Este texto sai um dia após a tomada de posse dos deputados da XVII legislatura. Pela primeira vez na história da nossa II República, a direita democrática e a extrema-direita, com um número recorde de deputados, somam mais de dois terços dos deputados, com todos os riscos que isso significa para a nossa democracia e para o nosso regime. Mudanças à Constituição ou nomeações para o Tribunal Constitucional podem agora dispensar votos da esquerda e passar pelos votos (e influência) da extrema-direita, dependendo do modo como o “não é não” de Luís Montenegro e da AD forem traduzidos. Esta é uma mudança profunda e da qual, com muita probabilidade, demoraremos muitos anos a dar a volta. À esquerda, este é o momento de resistir e reconstruir.
A ideia de resistência é apelativa, está na génese de muitos movimentos e partidos de esquerda e foi muitas vezes graças a longas e penosas resistências que a Liberdade foi conseguida. Num ponto crítico para a nossa democracia, é expectável que a resistência seja um dos elementos-chave da resposta no imediato. E os ataques serão muitos, não só na Assembleia da República, não só no poder autárquico, mas também nas ruas e nas escolas, onde é de temer um aumento da violência verbal e física. Um país dividido e em conflito consigo mesmo é parte do caldeirão que a extrema-direita necessita para medrar. Resistir a que isso aconteça é, portanto, essencial. Esta resistência far-se-á sob a bandeira do 25 de Abril; o Abril que nos trouxe a democracia e restabeleceu a República, assente na liberdade, na igualdade e na fraternidade. Cantaremos o Grândola, gritaremos Abril e falaremos de resistência. Mas não bastará.
Para mudar de ciclo temos também de ser capazes de recriar Portugal e recriar as formas de defender a Liberdade que respondam aos anseios dos mais velhos e às ambições dos mais novos. O caminho passará por muitas vias, mas há quatro pontos que me parecem essenciais. Desde logo, recriar laços comunitários, num país que tem dos mais baixos índices de confiança interpessoal; recriar laços entre todos, os portugueses a viver no país, os emigrantes e também os imigrantes. Porque apenas conhecendo o outro poderemos ter confiança e apenas tendo confiança poderemos acreditar nas instituições.

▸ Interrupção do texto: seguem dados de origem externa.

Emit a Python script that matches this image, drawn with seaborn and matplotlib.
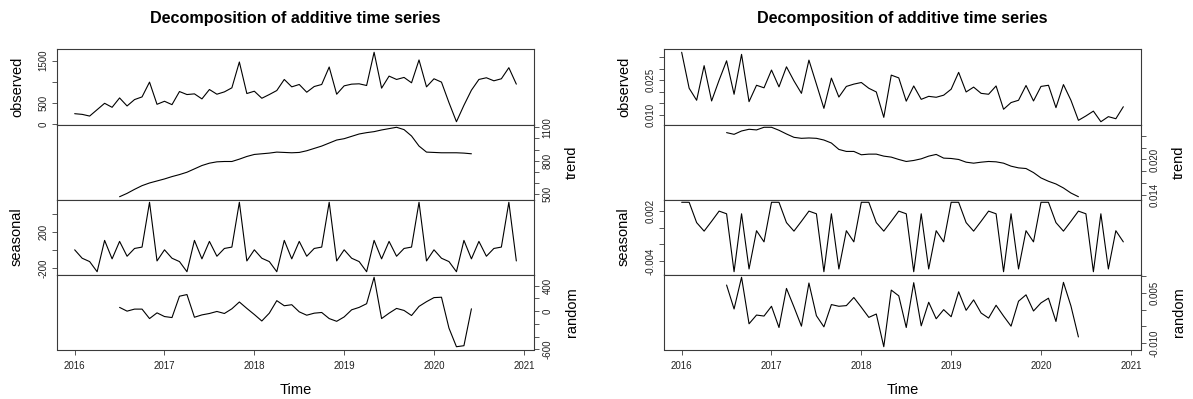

Em segundo lugar, ter a política e o Estado ao serviço das pessoas, tendo no centro de todas as políticas a necessidade de mais liberdade e mais igualdade. Isto passa por assegurar coisas básicas como o direito a um SNS gratuito e de qualidade, uma escola pública que serve efetivamente de elevador social, o direito à habitação a preço digno ou a mais que urgente transição ecológica. Como se consegue tudo isto? Com políticas fiscais mais justas, tributando as grandes fortunas, instituindo a tributação progressiva das heranças e combatendo, a nível nacional, europeu e global, a evasão e elisão fiscal. Mais igualdade para termos mais liberdade.
Em terceiro lugar, não ceder um milímetro na defesa dos direitos e garantias. Assumir que há direitos ou garantias que estão protegidos de qualquer ataque é um erro que se pagará caro. A solução não passa, como muitas vezes é dito, pelo retroceder na mensagem ou na veemência como ela é defendida. É precisamente o contrário: nos direitos essenciais é onde não devemos aceitar qualquer mudança de discurso e onde a resistência é mais fulcral.
Por fim, um quarto ponto que passa por recriar uma nova grande narrativa que mobilize o país na boa direção. Para isso, temos de ser capazes de, num ambicioso exercício, imaginar o país que podemos e queremos ter, para depois o concretizar. Um exercício coletivo que passe também por uma sociedade civil mais presente e ativa e pelos partidos políticos apresentando propostas verdadeiramente desafiadoras, para lá da mera gestão corrente. Uma grande narrativa que dê respostas no presente mas que aponte caminhos e pontos de chegada a médio e longo prazo. Uma História onde ninguém fica para trás, onde todos e todas cabem, onde a transição ecológica está no centro da ação. Sonhando com este Portugal melhor, seremos capazes de o construir. E essa será a melhor maneira de derrotar a extrema-direita.
Já não basta cantar o Grândola, mas vamos continuar a fazê-lo; e, entretanto, escreveremos novos hinos. A situação é crítica mas ainda vamos a tempo de dar a volta.